This… THIS is why speculative fiction writers should never be trusted with actual technology.
Nancy Fulda fills in for Dan for this week’s episode (he was sick, she was in town, huzzah!) but she’s more than just “filling in.” She’s FEATURED. Nancy is the assistant editor for Jim Baen’s Universe, and as such is probably the one who rejected your story. Nancy is also the editor-in-chief and founder of Anthology Builder, where you can create collections of short stories you want to read, and have them printed and bound for you. She tells us the sorts of things that will get you rejected, maybe after a page, maybe after a paragraph, and perhaps even before the very first line has been read.
This week’s episode is brought to you by Schlock Mercenary: The Scrapyard of Insufferable Arrogance. Pre-orders are open now!
Disclosure: Nancy is, in fact, Howard’s sister-in-law. That might be why her stuff is getting so dang much relevant linkage in this entry.
Writing Prompt: Write about a passionate egg.
Tracy Hickman joins us again at “Life, The Universe, and Everything,” and in this episode we let Brandon ask him random questions while Dan and Howard chime in with comments that hopefully don’t detract from the discussion.
During the interview Tracy mentions his latest project, XDM: Extreme Dungeon Mastery, but he doesn’t mention the very latest news about it. That news is that Tracy and Curtis Hickman (the authors) have contracted with Howard Tayler to illustrate and publish it. So that bit about Tracy doing it in his basement? It’s no longer accurate.
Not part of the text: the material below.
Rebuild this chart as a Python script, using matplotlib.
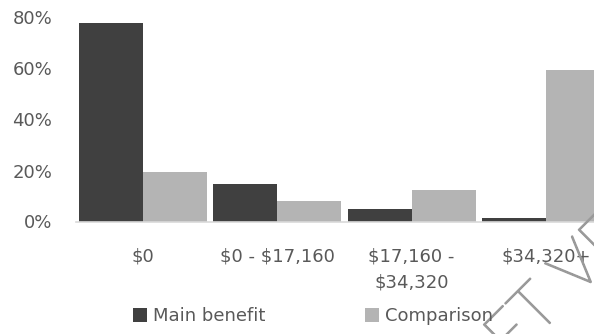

This week’s Writing Excuses is brought to you by I Am Not A Serial Killer by our very own Dan Wells. The book is only available in the UK, but you can get now from http://www.bookdepository.co.uk which has free shipping to anywhere in the world.
Writing Prompt: Give us Winnie the Pooh’s big death scene. On a destroyer in the South Pacific.
We took Writing Excuses on the road last month for “Life, The Universe, and Everything,” the symposium on Science Fiction and Fantasy at Brigham Young University. The Guests of Honor were Tracy and Laura Hickman, and poor Tracy agreed to join us for a podcast or two, recorded in front of a live audience.
After the initial introductions we dig into clichés, starting with characters – specifically, how to avoid these kinds of problems in our characters. What’s the difference between a cliché and an archetype? Tracy saves us time and again with great answers that beg a dozen or more podcasts. It’s a good thing Tracy and Laura have their own podcast.
This episode has “clipping” problems. We need to buy some good audio gear for Jordan so he can fix problems like this. Or maybe some audio gear that will let him prevent problems like this. But don’t discuss that in the comments. Discuss clichés, please.
Writing Prompt: Howard gets attacked by monkeys.
“Branding,” not “Brandon,” just so we’re clear. Brand-ING.
We open with the definition of “branding,” talking about what it is, and (just as importantly) what it is not. With that out of the way we forge ahead and talk about author brands, brand messaging, and why any of this really matters. We throw down a few examples, and use them to help the listener arrive at a decent author-branding strategy.
Writing Prompt: Pick your favorite author and in 50 words or less write down what you think their brand is, then compare it on the forums with what others write.
Rob Wells joins the Writing Excuses crew for a second ‘cast, this time dealing with fight scenes. We talk about good blocking versus a bad blow-by-blow, and cover a few of the factors that may dictate the right style of description for that wicked-cool fight you’ve pictured in your head.
This episode is fast-paced and, well… punchy. No, really, it is. Seriously, that seemed like the right word there, pun notwithstanding.
Writing Prompt: Write a fight between two people who have never been in a fight before.
Howard takes the moderatorial lead on this episode in which he, Brandon, and Dan are joined by Rob Wells for a discussion of marketing.
What is marketing? What’s the difference between marketing and PR? What’s the difference between a marketing manager and a publicist? How can knowing this help a creator position his or her work? We’ll answer these questions and more…
Writing Prompt: Come up with 25 words that distill everything you want to say about your next work.
Brandon and Dan met during a creative writing class at Brigham Young University, and Brandon went on to get a Master’s Degree in the field. Howard has no formal training in the field. This begs the question… do creative writing classes help? Are they worth the time?
Short answer: Yes, but maybe not in the way you were expecting.
We discuss not only the formal education aspects of creative writing, but also the value of informal education — attending conventions and sitting in on panel discussions about the craft. If you are looking to become a professional writer and are pondering your education options, this podcast is a must-hear. A must-listen-carefully, even.
Writing Prompt: Fore! In this case, a golf metaphor. But not a pun. Please.